Although Tisha B’Av is observed through fasting, expressions of mourning, and the recitation of Megillas Eichah and Kinos, in our times at least, communities and individuals often supplement these activities with additional experiences. How can we communicate added meaning and relevance to a day that has been with us for so long? I remember in the early nineties photographing the annual torch-lit procession that takes place the night of Tisha B’Av at Camp Morasha in Lake Como, Pennsylvania; I’ve attended day-long learning programs in Brooklyn; I’ve sat together with others in air-conditioned synagogue halls and multipurpose rooms watching films (often taped interviews) produced especially for the day.

Then one Tisha B’Av afternoon about two decades ago, just a few years after I had graduated college, I decided I would wander around parts of Harlem and look at the structures that used to be synagogues. My grandfather was born in Harlem in 1900. As a young child and then a young man, Harold Harris attended Congregation Ohab Zedek at an earlier location, north of where it is today. The synagogue’s full name was First Hungarian Congregation Ohab Zedek. And Yossele Rosenblatt, as he always liked to mention, was the esteemed cantor.

My grandfather would proudly volunteer that information in the 1920s and 1930s during countless job interviews, when asked at some later stage of the meeting, after his credentials had been readily confirmed, “And, Mr.Harris, what church do you attend?” His response was always: “I belong to Congregation Ohab Zedek, Yossele Rosenblatt is the cantor …” I heard him tell this story numerous times, along with the same ending sentence: “I’m sorry Mr. Harris, but we don’t hire Jews.”

Decades after those rejections, I walked through Harlem on many Shabbosim and Yamim Yovim — probably more than 100 times over a number of years — trekking from my apartment in Washington Heights, where I was then living, to the Upper West Side — sometimes three miles, sometimes five, and sometimes doubling that with a return trip.

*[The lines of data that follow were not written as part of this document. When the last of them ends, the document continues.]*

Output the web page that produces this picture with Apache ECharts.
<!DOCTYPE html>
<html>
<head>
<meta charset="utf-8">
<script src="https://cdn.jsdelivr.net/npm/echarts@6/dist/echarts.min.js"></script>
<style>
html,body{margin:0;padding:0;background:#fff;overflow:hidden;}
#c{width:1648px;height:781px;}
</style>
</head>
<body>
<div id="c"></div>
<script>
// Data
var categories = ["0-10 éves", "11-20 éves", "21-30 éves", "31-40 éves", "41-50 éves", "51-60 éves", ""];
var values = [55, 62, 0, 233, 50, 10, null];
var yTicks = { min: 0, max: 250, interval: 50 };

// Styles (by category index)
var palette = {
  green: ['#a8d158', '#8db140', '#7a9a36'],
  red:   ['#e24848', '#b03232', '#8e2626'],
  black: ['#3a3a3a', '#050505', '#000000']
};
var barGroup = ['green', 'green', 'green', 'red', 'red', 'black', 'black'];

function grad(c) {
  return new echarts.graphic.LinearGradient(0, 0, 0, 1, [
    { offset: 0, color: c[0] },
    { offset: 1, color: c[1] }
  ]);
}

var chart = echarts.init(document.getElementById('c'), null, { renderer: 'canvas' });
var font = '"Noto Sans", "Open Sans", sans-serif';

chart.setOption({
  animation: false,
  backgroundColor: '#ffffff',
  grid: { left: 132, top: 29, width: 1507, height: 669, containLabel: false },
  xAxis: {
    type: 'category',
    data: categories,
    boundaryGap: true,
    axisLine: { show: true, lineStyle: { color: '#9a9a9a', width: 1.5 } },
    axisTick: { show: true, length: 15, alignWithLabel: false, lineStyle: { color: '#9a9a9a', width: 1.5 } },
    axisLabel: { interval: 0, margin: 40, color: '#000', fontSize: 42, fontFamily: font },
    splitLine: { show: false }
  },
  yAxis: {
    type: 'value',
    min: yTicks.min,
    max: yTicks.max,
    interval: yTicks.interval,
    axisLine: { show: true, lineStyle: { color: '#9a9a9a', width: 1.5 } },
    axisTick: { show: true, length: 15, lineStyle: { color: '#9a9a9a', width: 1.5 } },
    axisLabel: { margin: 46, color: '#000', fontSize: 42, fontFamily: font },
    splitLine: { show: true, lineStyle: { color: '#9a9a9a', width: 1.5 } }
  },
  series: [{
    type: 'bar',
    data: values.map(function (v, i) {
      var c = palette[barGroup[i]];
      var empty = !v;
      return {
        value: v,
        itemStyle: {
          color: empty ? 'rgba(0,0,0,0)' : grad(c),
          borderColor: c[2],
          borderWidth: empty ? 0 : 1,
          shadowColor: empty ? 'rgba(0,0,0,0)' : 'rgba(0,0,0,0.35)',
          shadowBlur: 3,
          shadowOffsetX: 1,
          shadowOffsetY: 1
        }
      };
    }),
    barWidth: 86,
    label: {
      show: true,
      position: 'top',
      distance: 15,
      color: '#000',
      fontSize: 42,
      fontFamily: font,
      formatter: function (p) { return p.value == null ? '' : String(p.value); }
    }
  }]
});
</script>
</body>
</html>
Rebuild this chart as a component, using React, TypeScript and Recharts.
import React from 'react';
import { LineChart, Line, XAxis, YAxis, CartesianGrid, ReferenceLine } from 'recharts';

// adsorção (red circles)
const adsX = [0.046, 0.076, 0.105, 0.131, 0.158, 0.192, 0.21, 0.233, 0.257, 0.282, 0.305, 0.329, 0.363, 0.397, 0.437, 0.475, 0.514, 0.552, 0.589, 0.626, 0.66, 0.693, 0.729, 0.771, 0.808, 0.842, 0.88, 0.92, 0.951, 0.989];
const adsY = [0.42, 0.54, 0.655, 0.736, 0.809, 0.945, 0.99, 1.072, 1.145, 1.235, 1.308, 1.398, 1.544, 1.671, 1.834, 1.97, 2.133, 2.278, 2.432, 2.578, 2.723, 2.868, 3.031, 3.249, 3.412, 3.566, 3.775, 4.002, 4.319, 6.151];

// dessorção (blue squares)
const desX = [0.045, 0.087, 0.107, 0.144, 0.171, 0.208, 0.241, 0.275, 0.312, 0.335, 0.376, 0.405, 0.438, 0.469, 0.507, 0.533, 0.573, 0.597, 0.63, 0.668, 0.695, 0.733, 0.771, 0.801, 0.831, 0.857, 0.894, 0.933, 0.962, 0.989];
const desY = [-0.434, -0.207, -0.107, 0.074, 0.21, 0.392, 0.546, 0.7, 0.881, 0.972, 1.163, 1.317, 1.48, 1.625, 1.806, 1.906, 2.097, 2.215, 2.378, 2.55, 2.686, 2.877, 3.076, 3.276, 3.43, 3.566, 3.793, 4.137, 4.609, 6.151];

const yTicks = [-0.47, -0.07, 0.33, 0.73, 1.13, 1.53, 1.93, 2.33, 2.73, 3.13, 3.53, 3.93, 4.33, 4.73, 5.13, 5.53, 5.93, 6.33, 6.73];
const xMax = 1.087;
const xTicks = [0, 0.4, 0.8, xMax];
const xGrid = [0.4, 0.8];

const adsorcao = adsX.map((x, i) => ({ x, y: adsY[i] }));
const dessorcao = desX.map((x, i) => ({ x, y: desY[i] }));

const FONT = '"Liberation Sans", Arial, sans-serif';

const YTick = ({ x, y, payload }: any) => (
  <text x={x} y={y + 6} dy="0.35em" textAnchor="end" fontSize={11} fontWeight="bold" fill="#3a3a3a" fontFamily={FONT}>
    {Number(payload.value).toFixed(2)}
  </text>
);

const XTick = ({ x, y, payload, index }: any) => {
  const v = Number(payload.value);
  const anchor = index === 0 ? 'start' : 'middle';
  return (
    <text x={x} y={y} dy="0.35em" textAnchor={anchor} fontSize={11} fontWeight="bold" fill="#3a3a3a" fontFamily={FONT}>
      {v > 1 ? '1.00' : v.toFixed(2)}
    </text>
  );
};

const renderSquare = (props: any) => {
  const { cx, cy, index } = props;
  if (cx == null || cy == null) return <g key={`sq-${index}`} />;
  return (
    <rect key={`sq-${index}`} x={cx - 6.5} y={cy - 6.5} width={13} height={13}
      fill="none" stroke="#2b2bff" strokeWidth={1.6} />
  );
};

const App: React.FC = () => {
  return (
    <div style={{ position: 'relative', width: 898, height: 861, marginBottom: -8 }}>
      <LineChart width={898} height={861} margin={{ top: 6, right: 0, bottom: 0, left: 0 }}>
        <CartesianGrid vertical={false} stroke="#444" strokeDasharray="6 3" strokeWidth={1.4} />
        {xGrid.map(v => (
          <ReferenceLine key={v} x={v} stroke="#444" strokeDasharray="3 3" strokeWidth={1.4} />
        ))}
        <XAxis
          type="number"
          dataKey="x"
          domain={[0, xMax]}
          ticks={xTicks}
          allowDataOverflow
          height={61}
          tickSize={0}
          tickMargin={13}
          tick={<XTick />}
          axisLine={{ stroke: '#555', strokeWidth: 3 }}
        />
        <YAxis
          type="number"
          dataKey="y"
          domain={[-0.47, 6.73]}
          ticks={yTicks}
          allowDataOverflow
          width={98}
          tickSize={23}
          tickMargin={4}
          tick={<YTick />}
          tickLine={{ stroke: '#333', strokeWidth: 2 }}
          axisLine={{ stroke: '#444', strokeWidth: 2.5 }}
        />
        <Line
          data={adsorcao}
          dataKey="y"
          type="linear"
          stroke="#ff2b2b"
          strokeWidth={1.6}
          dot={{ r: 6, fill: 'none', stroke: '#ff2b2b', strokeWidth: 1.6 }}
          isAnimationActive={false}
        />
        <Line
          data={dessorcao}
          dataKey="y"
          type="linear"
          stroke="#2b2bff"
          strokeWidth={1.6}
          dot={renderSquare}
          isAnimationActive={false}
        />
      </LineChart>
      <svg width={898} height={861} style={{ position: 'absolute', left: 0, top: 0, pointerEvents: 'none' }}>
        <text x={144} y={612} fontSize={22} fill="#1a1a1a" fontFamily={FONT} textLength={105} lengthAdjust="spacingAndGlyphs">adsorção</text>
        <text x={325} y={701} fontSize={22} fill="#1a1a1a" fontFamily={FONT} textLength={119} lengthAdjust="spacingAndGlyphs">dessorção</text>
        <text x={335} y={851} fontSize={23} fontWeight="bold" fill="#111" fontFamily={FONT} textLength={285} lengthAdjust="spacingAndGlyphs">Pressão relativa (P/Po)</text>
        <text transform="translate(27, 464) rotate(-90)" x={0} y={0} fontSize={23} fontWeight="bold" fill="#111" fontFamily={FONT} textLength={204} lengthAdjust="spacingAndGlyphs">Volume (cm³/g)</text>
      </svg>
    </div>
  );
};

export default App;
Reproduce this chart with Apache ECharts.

Once I even organized a final Rosh HaShanah minyan at a shul on 157th Street, after being inspired by a Tisha B’Av afternoon walk to see the synagogues that once were. I wrote an eloquent message and papered the walls of Yeshiva University’s main campus with photocopied signs inviting students to be a part of the last synagogue in Harlem’s very last minyan. In actuality the synagogue was just outside the boundaries of Harlem, two blocks north of the Hamilton Heights–Washington Heights border. It also wasn’t the very last synagogue in Harlem, but it was the southernmost of what’s referred to as Northern Manhattan. It had held on the longest and now with nearly zero congregants the shul was closing its doors for good.